** Data section **

=====

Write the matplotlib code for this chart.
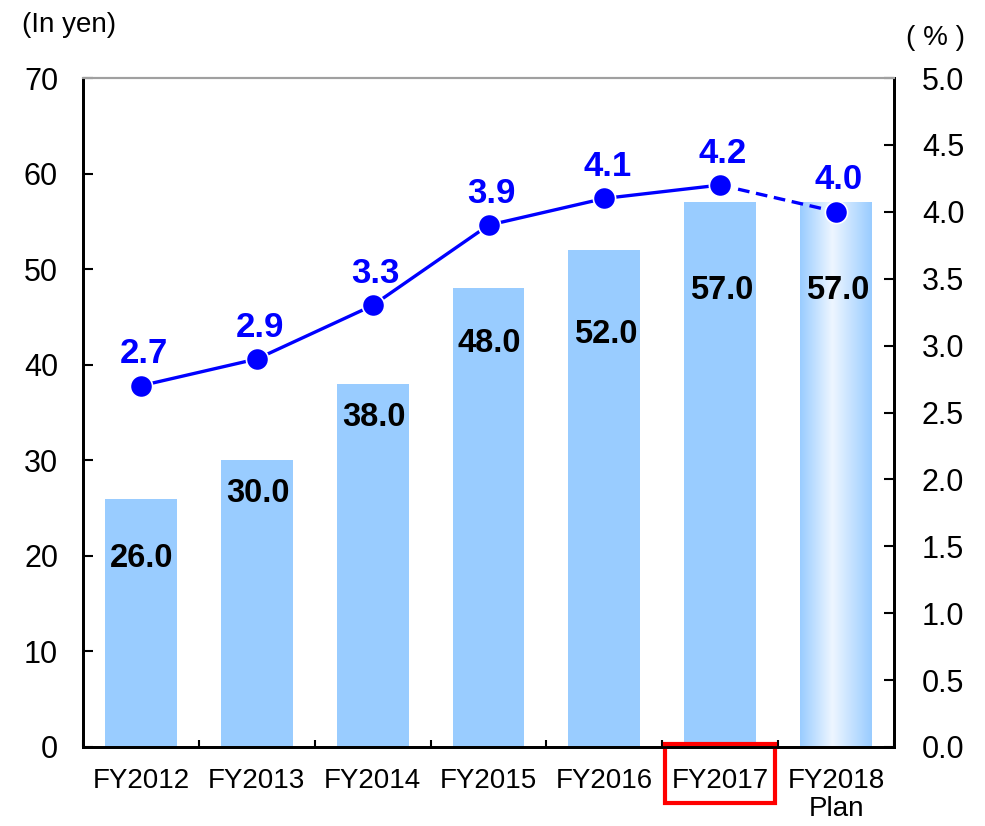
import matplotlib
matplotlib.use("Agg")
import matplotlib.pyplot as plt
import numpy as np
from matplotlib.colors import LinearSegmentedColormap
from matplotlib.patches import Rectangle
import matplotlib.transforms as mtransforms

plt.rcParams['font.family'] = ['Liberation Sans', 'Noto Sans CJK JP', 'DejaVu Sans']

# Dividend per share (yen) and payout-style ratio (%)
categories = ["FY2012", "FY2013", "FY2014", "FY2015", "FY2016", "FY2017", "FY2018\nPlan"]
dividends = [26.0, 30.0, 38.0, 48.0, 52.0, 57.0, 57.0]
ratios = [2.7, 2.9, 3.3, 3.9, 4.1, 4.2, 4.0]
bar_label_y = [19.7, 26.5, 34.5, 42.2, 43.2, 47.8, 47.8]
left_ticks = [0, 10, 20, 30, 40, 50, 60, 70]
right_ticks = [0.0, 0.5, 1.0, 1.5, 2.0, 2.5, 3.0, 3.5, 4.0, 4.5, 5.0]

BAR = "#99CCFF"
LINE = "#0000FF"
FS = 20
TICK_FS = 22

fig = plt.figure(figsize=(9.85, 8.26), dpi=100)
ax = fig.add_axes([83 / 985, 1 - 747 / 826, (894 - 83) / 985, (747 - 78) / 826])
ax2 = ax.twinx()

x = np.arange(len(categories))
width = 0.62

# Bars: the plan year gets a shaded (gradient) fill
bars = ax.bar(x[:-1], dividends[:-1], width=width, color=BAR, zorder=2)
last = ax.bar(x[-1:], dividends[-1:], width=width, color="none", zorder=2)[0]
grad_cmap = LinearSegmentedColormap.from_list(
    "g", [(0.0, BAR), (0.45, "#EEF6FF"), (1.0, BAR)])
grad = np.linspace(0, 1, 256).reshape(1, -1)
bx0 = last.get_x()
ax.imshow(grad, cmap=grad_cmap, aspect="auto", zorder=2,
          extent=[bx0, bx0 + width, 0, dividends[-1]], interpolation="bicubic")

for xi, v, ly in zip(x, dividends, bar_label_y):
    ax.text(xi + 0.01, ly, f"{v:.1f}", ha="center", va="center",
            fontsize=23.5, fontweight="bold", color="black", zorder=5)

ax.set_xlim(-0.5, len(categories) - 0.5)
ax.set_ylim(0, 70)
ax.set_yticks(left_ticks)
ax.set_xticks(x)
ax.set_xticklabels(categories, fontsize=FS, linespacing=1.1)
ax.set_xticks(np.arange(-0.5, len(categories), 1.0), minor=True)
ax.tick_params(axis="x", which="major", length=0, pad=15)
ax.tick_params(axis="x", which="minor", direction="in", length=5, width=1.5)
ax.tick_params(axis="y", direction="in", length=7, width=1.5,
               labelsize=TICK_FS, pad=18)

for s in ["left", "bottom", "right"]:
    ax.spines[s].set_linewidth(2)
    ax.spines[s].set_color("black")
    ax2.spines[s].set_linewidth(2)
ax.spines["top"].set_color("#A0A0A0")
ax.spines["top"].set_linewidth(1.5)
ax2.spines["top"].set_color("#A0A0A0")
ax2.spines["top"].set_linewidth(1.5)

# Ratio line: solid for actuals, dashed toward the plan
ax2.plot(x[:-1], ratios[:-1], color=LINE, lw=2.4, zorder=3)
ax2.plot(x[-2:], ratios[-2:], color=LINE, lw=2.4, ls=(0, (3.5, 2)), zorder=3)
ax2.plot(x, ratios, ls="none", marker="o", ms=16, mfc=LINE, mec="white",
         mew=1.2, zorder=4)
for xi, r in zip(x, ratios):
    ax2.annotate(f"{r:.1f}", (xi, r), xytext=(2, 23), textcoords="offset points",
                 ha="center", va="center", fontsize=25, fontweight="bold",
                 color=LINE)

ax2.set_ylim(0, 5.0)
ax2.set_yticks(right_ticks)
ax2.set_yticklabels([f"{t:.1f}" for t in right_ticks])
ax2.tick_params(axis="y", direction="in", length=7, width=1.5,
                labelsize=TICK_FS, pad=20)

ax.set_zorder(1)
ax2.set_zorder(2)
ax2.patch.set_visible(False)

fig.text(22 / 985, 1 - 25 / 826, "(In yen)", fontsize=FS, ha="left", va="center")
fig.text(935 / 985, 1 - 38 / 826, "( % )", fontsize=20, ha="center", va="center")

# Highlight box around the current fiscal year label
trans = mtransforms.blended_transform_factory(ax.transData, ax.transAxes)
ax.add_patch(Rectangle((5 - 0.475, -0.083), 0.95, 0.0875, transform=trans,
                       fill=False, edgecolor="#FF0000", lw=3, clip_on=False,
                       zorder=10))

fig.savefig("out.png", dpi=100)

=====

All the lines above are to be given again exactly as they read, with the pictures removed.

** Task solution **
Write the matplotlib code for this chart.
import matplotlib
matplotlib.use("Agg")
import matplotlib.pyplot as plt
import numpy as np
from matplotlib.colors import LinearSegmentedColormap
from matplotlib.patches import Rectangle
import matplotlib.transforms as mtransforms

plt.rcParams['font.family'] = ['Liberation Sans', 'Noto Sans CJK JP', 'DejaVu Sans']

# Dividend per share (yen) and payout-style ratio (%)
categories = ["FY2012", "FY2013", "FY2014", "FY2015", "FY2016", "FY2017", "FY2018\nPlan"]
dividends = [26.0, 30.0, 38.0, 48.0, 52.0, 57.0, 57.0]
ratios = [2.7, 2.9, 3.3, 3.9, 4.1, 4.2, 4.0]
bar_label_y = [19.7, 26.5, 34.5, 42.2, 43.2, 47.8, 47.8]
left_ticks = [0, 10, 20, 30, 40, 50, 60, 70]
right_ticks = [0.0, 0.5, 1.0, 1.5, 2.0, 2.5, 3.0, 3.5, 4.0, 4.5, 5.0]

BAR = "#99CCFF"
LINE = "#0000FF"
FS = 20
TICK_FS = 22

fig = plt.figure(figsize=(9.85, 8.26), dpi=100)
ax = fig.add_axes([83 / 985, 1 - 747 / 826, (894 - 83) / 985, (747 - 78) / 826])
ax2 = ax.twinx()

x = np.arange(len(categories))
width = 0.62

# Bars: the plan year gets a shaded (gradient) fill
bars = ax.bar(x[:-1], dividends[:-1], width=width, color=BAR, zorder=2)
last = ax.bar(x[-1:], dividends[-1:], width=width, color="none", zorder=2)[0]
grad_cmap = LinearSegmentedColormap.from_list(
    "g", [(0.0, BAR), (0.45, "#EEF6FF"), (1.0, BAR)])
grad = np.linspace(0, 1, 256).reshape(1, -1)
bx0 = last.get_x()
ax.imshow(grad, cmap=grad_cmap, aspect="auto", zorder=2,
          extent=[bx0, bx0 + width, 0, dividends[-1]], interpolation="bicubic")

for xi, v, ly in zip(x, dividends, bar_label_y):
    ax.text(xi + 0.01, ly, f"{v:.1f}", ha="center", va="center",
            fontsize=23.5, fontweight="bold", color="black", zorder=5)

ax.set_xlim(-0.5, len(categories) - 0.5)
ax.set_ylim(0, 70)
ax.set_yticks(left_ticks)
ax.set_xticks(x)
ax.set_xticklabels(categories, fontsize=FS, linespacing=1.1)
ax.set_xticks(np.arange(-0.5, len(categories), 1.0), minor=True)
ax.tick_params(axis="x", which="major", length=0, pad=15)
ax.tick_params(axis="x", which="minor", direction="in", length=5, width=1.5)
ax.tick_params(axis="y", direction="in", length=7, width=1.5,
               labelsize=TICK_FS, pad=18)

for s in ["left", "bottom", "right"]:
    ax.spines[s].set_linewidth(2)
    ax.spines[s].set_color("black")
    ax2.spines[s].set_linewidth(2)
ax.spines["top"].set_color("#A0A0A0")
ax.spines["top"].set_linewidth(1.5)
ax2.spines["top"].set_color("#A0A0A0")
ax2.spines["top"].set_linewidth(1.5)

# Ratio line: solid for actuals, dashed toward the plan
ax2.plot(x[:-1], ratios[:-1], color=LINE, lw=2.4, zorder=3)
ax2.plot(x[-2:], ratios[-2:], color=LINE, lw=2.4, ls=(0, (3.5, 2)), zorder=3)
ax2.plot(x, ratios, ls="none", marker="o", ms=16, mfc=LINE, mec="white",
         mew=1.2, zorder=4)
for xi, r in zip(x, ratios):
    ax2.annotate(f"{r:.1f}", (xi, r), xytext=(2, 23), textcoords="offset points",
                 ha="center", va="center", fontsize=25, fontweight="bold",
                 color=LINE)

ax2.set_ylim(0, 5.0)
ax2.set_yticks(right_ticks)
ax2.set_yticklabels([f"{t:.1f}" for t in right_ticks])
ax2.tick_params(axis="y", direction="in", length=7, width=1.5,
                labelsize=TICK_FS, pad=20)

ax.set_zorder(1)
ax2.set_zorder(2)
ax2.patch.set_visible(False)

fig.text(22 / 985, 1 - 25 / 826, "(In yen)", fontsize=FS, ha="left", va="center")
fig.text(935 / 985, 1 - 38 / 826, "( % )", fontsize=20, ha="center", va="center")

# Highlight box around the current fiscal year label
trans = mtransforms.blended_transform_factory(ax.transData, ax.transAxes)
ax.add_patch(Rectangle((5 - 0.475, -0.083), 0.95, 0.0875, transform=trans,
                       fill=False, edgecolor="#FF0000", lw=3, clip_on=False,
                       zorder=10))

fig.savefig("out.png", dpi=100)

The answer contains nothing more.